Oct 202002
Authors: Willow Welter

Parents, grandparents and siblings of CSU students crowded into the Lory Student Center ballroom Friday night to learn the secrets behind a mysterious code language.

The Navajo Code Talkers presentation, an event included in Family Weekend, held last weekend, attracted over 300 students and their family members who wished to learn more about the Navajo Indians’ role in World War II.

This evening event not only educated the crowd about a lesser-known aspect of American history, but also allowed students to bond with their families.

Freshman Kendra Hunter, sitting between her parents who had traveled from Littleton to take part in Family Weekend, said she has gone home to visit her parents twice this semester.

“I only go home when I have to,” Hunter, a business major, said with a smile.

With a T-shirt draped over her shoulders reading “Days of Old with Green and Gold,” which was the theme of Family Weekend, Kendra’s mother, Linda Selub, pointed out that she talks to Kendra online every day.

Kendra’s father, Ken Hunter, said his family chose the Navajo Code Talkers presentation as opposed to the other Friday evening choice: a showing of the movie “Monsoon Wedding.”

“We came as part of family weekend,” Ken explained. “But I’m very intrigued with (the code talkers’ presentation.) Especially with the recent movie about Native American service in World War II.”

The movie, “Windtalkers,” was released in June of 2002, portraying the Navajo Code Talkers’ experiences in World War II; it was the Hollywood rendition of what the guest speakers talked about on Friday night.

Before the presentation, other parents had time to reminisce and find out information about their students’ college lives.

Senior Jennifer Durham and her parents, Kerry and Yvonne Durham, chatted before the presentation began.
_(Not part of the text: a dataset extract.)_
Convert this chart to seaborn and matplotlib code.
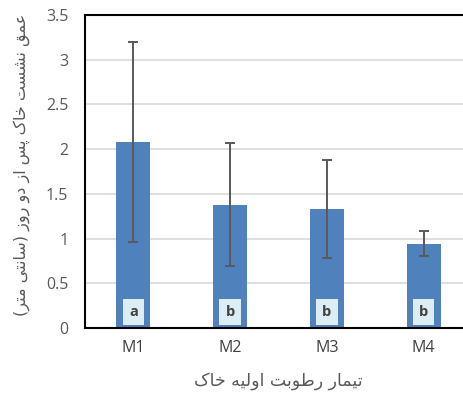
import matplotlib
matplotlib.use("Agg")
import matplotlib.pyplot as plt
import seaborn as sns
import pandas as pd

# ---- data ----
treatments = ["M1", "M2", "M3", "M4"]
settlement_cm = [2.08, 1.38, 1.33, 0.94]
std_err = [1.12, 0.685, 0.55, 0.14]
groups = ["a", "b", "b", "b"]
y_ticks = [0, 0.5, 1, 1.5, 2, 2.5, 3, 3.5]

x_title = "تیمار رطوبت اولیه خاک"
y_title = "عمق نشست خاک پس از دو روز (سانتی متر)"

# ---- simple Persian shaping (contextual forms + visual order) ----
# letter: (isolated, final, initial, medial); two-form letters join only to the right
FORMS = {
    "ا": (0xFE8D, 0xFE8E), "آ": (0xFE81, 0xFE82),
    "ب": (0xFE8F, 0xFE90, 0xFE91, 0xFE92), "پ": (0xFB56, 0xFB57, 0xFB58, 0xFB59),
    "ت": (0xFE95, 0xFE96, 0xFE97, 0xFE98), "ث": (0xFE99, 0xFE9A, 0xFE9B, 0xFE9C),
    "ج": (0xFE9D, 0xFE9E, 0xFE9F, 0xFEA0), "چ": (0xFB7A, 0xFB7B, 0xFB7C, 0xFB7D),
    "ح": (0xFEA1, 0xFEA2, 0xFEA3, 0xFEA4), "خ": (0xFEA5, 0xFEA6, 0xFEA7, 0xFEA8),
    "د": (0xFEA9, 0xFEAA), "ذ": (0xFEAB, 0xFEAC), "ر": (0xFEAD, 0xFEAE),
    "ز": (0xFEAF, 0xFEB0), "ژ": (0xFB8A, 0xFB8B),
    "س": (0xFEB1, 0xFEB2, 0xFEB3, 0xFEB4), "ش": (0xFEB5, 0xFEB6, 0xFEB7, 0xFEB8),
    "ص": (0xFEB9, 0xFEBA, 0xFEBB, 0xFEBC), "ض": (0xFEBD, 0xFEBE, 0xFEBF, 0xFEC0),
    "ط": (0xFEC1, 0xFEC2, 0xFEC3, 0xFEC4), "ظ": (0xFEC5, 0xFEC6, 0xFEC7, 0xFEC8),
    "ع": (0xFEC9, 0xFECA, 0xFECB, 0xFECC), "غ": (0xFECD, 0xFECE, 0xFECF, 0xFED0),
    "ف": (0xFED1, 0xFED2, 0xFED3, 0xFED4), "ق": (0xFED5, 0xFED6, 0xFED7, 0xFED8),
    "ک": (0xFB8E, 0xFB8F, 0xFB90, 0xFB91), "گ": (0xFB92, 0xFB93, 0xFB94, 0xFB95),
    "ل": (0xFEDD, 0xFEDE, 0xFEDF, 0xFEE0), "م": (0xFEE1, 0xFEE2, 0xFEE3, 0xFEE4),
    "ن": (0xFEE5, 0xFEE6, 0xFEE7, 0xFEE8), "و": (0xFEED, 0xFEEE),
    "ه": (0xFEE9, 0xFEEA, 0xFEEB, 0xFEEC), "ی": (0xFBFC, 0xFBFD, 0xFBFE, 0xFBFF),
}
MIRROR = {"(": ")", ")": "("}


def shape_rtl(text):
    out = []
    n = len(text)
    for i, ch in enumerate(text):
        if ch not in FORMS:
            out.append(ch)
            continue
        prev = text[i - 1] if i > 0 else ""
        nxt = text[i + 1] if i + 1 < n else ""
        joins_prev = prev in FORMS and len(FORMS[prev]) == 4
        joins_next = len(FORMS[ch]) == 4 and nxt in FORMS
        f = FORMS[ch]
        if joins_prev and joins_next:
            out.append(chr(f[3]))
        elif joins_prev:
            out.append(chr(f[1]))
        elif joins_next:
            out.append(chr(f[2]))
        else:
            out.append(chr(f[0]))
    return "".join(MIRROR.get(c, c) for c in reversed(out))


# ---- figure ----
sns.set_theme(style="white")
plt.rcParams["font.family"] = ["Open Sans", "DejaVu Sans"]

TEXT_GREY = "#595959"
BAR_BLUE = "#4f81bd"

fig = plt.figure(figsize=(4.63, 3.96), dpi=100)
ax = fig.add_axes([85 / 463, 68 / 396, 387 / 463, 313 / 396])

df = pd.DataFrame({"treatment": treatments, "settlement": settlement_cm})
sns.barplot(data=df, x="treatment", y="settlement", color=BAR_BLUE,
            saturation=1, width=0.35, errorbar=None, ax=ax, zorder=2,
            edgecolor=BAR_BLUE, linewidth=0)

ax.errorbar(range(len(treatments)), settlement_cm, yerr=std_err, fmt="none",
            ecolor="#595959", elinewidth=1.4, capsize=3.3, capthick=1.4, zorder=3)

for i, g in enumerate(groups):
    ax.text(i, 0.18, g, ha="center", va="center", fontsize=10.5,
            fontweight="bold", color="#404040", zorder=4,
            bbox=dict(boxstyle="square,pad=0.42", fc="#dcedf4", ec="none"))

ax.set_xlim(-0.5, 3.5)
ax.set_ylim(0, 3.5)
ax.set_yticks(y_ticks)
ax.set_yticklabels([f"{v:g}" for v in y_ticks])
ax.yaxis.grid(True, color="#d9d9d9", linewidth=1.2, zorder=0)
ax.set_axisbelow(True)

ax.tick_params(axis="y", length=0, pad=12, labelsize=11.5, labelcolor=TEXT_GREY)
ax.tick_params(axis="x", length=0, pad=9, labelsize=11.5, labelcolor="#404040")

for side in ["left", "bottom", "top"]:
    ax.spines[side].set_visible(True)
    ax.spines[side].set_color("black")
    ax.spines[side].set_linewidth(1.5)
ax.spines["right"].set_visible(False)

ax.set_xlabel(shape_rtl(x_title), fontsize=12.5, color=TEXT_GREY,
              family=["DejaVu Sans"])
ax.xaxis.set_label_coords(0.5, -44 / 313)
ax.set_ylabel(shape_rtl(y_title), fontsize=11.5, color=TEXT_GREY,
              family=["DejaVu Sans"])
ax.yaxis.set_label_coords(-55 / 387, 0.52)

fig.savefig("out.png", dpi=100)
Kerry and Yvonne live in Morrison, Colo., and drove up for Friday evening.

“We came for two reasons,” Kerry said. “Our daughter’s boyfriend’s mother and sister are here from Ohio.”

His wife broke in to further explain.

“We’ve never met them before.”

Kerry said he also came to see his daughter and the Code Talkers.

“He’s a history buff,” Jennifer and Yvonne said, almost in unison.

Jennifer’s boyfriend, Brian Morrison, a senior philosophy major, attended the event with his mother and sister, who had flown in from Ohio to see him during Family Weekend. Nancy Morrison, Brian’s mother, said she sees her son about twice a year.

As the first Native American Code Talker began to speak, fathers draped their arms around their daughters’ shoulders, and mothers patted their sons’ hands.

Dressed in red caps and gold jackets, the Code Talkers’ official uniforms, William Kein and Sammy Smith, two Navajos who served in the military during World War II, relayed their cultural backgrounds and experiences in the war.

Kein discussed how Navajos and other American Indians played a vital role in World War II by supplying a code language impenetrable by enemy countries in the war. He explained that he served in the Marine Corps during the war, traveling overseas and using his culture and native language to help.

“The code came from animals,” Kein said. “The eagle, the owl, the turtle, the plants, the onions and the fish. The animals helped win the war because (the Navajos) made the codes from them.”

Kein and Smith both explained in more detail that animals, which are very distinctive in Native American culture, represented letters in the English alphabet, creating a code that other countries never broke.

Other events families attended together during the weekend included a barbeque, a brunch, movies and other presentations.